To do: Set aside the pictures and output only the lines from the one containing "Clone this chart in matplotlib." up to and including the one containing "plt.rcParams['font.family'] = ['Liberation".

+---+

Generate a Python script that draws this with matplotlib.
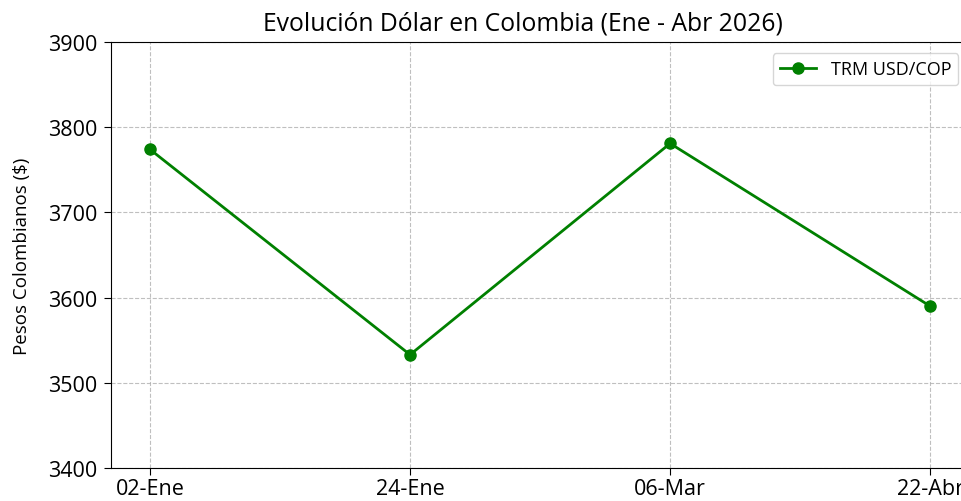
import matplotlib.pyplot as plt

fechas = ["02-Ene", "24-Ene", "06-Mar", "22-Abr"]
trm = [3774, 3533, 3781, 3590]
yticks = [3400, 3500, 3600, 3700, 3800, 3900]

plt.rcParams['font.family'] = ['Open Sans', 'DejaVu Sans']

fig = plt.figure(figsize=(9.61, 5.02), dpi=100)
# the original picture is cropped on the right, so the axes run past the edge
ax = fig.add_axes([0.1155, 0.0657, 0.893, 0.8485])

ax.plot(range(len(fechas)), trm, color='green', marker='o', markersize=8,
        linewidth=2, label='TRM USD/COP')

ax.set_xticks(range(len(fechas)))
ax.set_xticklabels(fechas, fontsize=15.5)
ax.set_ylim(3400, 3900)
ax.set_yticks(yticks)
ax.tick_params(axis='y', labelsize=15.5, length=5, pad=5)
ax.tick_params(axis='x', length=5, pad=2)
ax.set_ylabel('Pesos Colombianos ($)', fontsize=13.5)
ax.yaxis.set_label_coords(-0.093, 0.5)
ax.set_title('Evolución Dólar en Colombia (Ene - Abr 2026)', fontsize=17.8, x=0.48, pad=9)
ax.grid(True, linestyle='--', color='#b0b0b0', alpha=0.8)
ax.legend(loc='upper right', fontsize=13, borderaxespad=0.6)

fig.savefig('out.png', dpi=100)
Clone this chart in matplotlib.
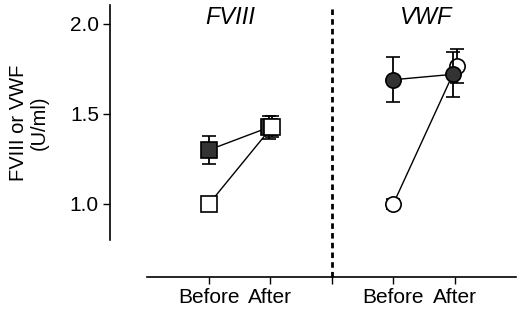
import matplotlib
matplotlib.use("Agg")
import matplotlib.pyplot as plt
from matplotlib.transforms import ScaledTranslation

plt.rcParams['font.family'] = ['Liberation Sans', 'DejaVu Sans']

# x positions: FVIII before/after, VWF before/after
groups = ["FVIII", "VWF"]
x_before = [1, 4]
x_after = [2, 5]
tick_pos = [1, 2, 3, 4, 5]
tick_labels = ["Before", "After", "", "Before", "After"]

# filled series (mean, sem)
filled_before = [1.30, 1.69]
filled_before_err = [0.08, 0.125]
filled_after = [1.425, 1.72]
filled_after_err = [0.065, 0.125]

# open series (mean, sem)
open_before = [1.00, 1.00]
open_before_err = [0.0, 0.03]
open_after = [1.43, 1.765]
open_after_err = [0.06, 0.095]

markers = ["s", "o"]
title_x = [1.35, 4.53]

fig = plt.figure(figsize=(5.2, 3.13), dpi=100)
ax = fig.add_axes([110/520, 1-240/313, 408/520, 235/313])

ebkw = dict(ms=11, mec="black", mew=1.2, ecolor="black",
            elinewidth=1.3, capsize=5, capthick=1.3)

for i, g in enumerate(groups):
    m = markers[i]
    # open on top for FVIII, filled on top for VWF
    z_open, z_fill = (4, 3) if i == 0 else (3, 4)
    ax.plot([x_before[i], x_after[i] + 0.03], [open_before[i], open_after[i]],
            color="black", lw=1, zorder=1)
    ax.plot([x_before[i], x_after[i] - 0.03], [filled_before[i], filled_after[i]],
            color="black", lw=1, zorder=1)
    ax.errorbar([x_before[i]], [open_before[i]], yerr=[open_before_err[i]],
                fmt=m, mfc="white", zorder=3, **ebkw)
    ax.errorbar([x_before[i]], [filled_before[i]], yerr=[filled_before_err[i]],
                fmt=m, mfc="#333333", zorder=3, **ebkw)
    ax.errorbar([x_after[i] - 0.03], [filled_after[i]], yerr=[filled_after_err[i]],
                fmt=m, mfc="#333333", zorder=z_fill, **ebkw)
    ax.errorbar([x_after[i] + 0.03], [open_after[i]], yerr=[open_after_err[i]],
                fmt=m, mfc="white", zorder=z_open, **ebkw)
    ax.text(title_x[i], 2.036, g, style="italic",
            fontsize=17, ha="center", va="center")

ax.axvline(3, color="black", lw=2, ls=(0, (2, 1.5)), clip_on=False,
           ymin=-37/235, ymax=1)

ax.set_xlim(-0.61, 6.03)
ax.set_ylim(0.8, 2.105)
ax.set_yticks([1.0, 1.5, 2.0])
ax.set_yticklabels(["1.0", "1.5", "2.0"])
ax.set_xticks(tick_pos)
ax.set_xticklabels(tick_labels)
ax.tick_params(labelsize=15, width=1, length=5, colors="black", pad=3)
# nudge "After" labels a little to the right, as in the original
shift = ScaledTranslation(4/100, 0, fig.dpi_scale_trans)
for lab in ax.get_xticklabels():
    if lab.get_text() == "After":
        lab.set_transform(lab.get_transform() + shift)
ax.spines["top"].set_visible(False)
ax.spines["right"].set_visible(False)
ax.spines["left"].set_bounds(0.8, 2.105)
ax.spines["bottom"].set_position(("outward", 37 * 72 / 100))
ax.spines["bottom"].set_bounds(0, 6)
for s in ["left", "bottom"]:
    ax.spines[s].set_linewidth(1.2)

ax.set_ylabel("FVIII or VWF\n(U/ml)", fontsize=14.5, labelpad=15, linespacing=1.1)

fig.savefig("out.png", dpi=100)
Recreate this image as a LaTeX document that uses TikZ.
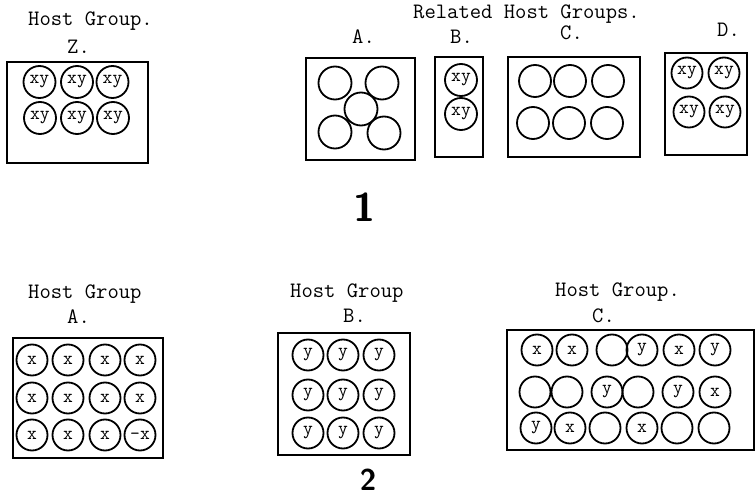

+---+

Right answer:
Clone this chart in matplotlib.
import matplotlib
matplotlib.use("Agg")
import matplotlib.pyplot as plt
from matplotlib.transforms import ScaledTranslation

plt.rcParams['font.family'] = ['Liberation Sans', 'DejaVu Sans']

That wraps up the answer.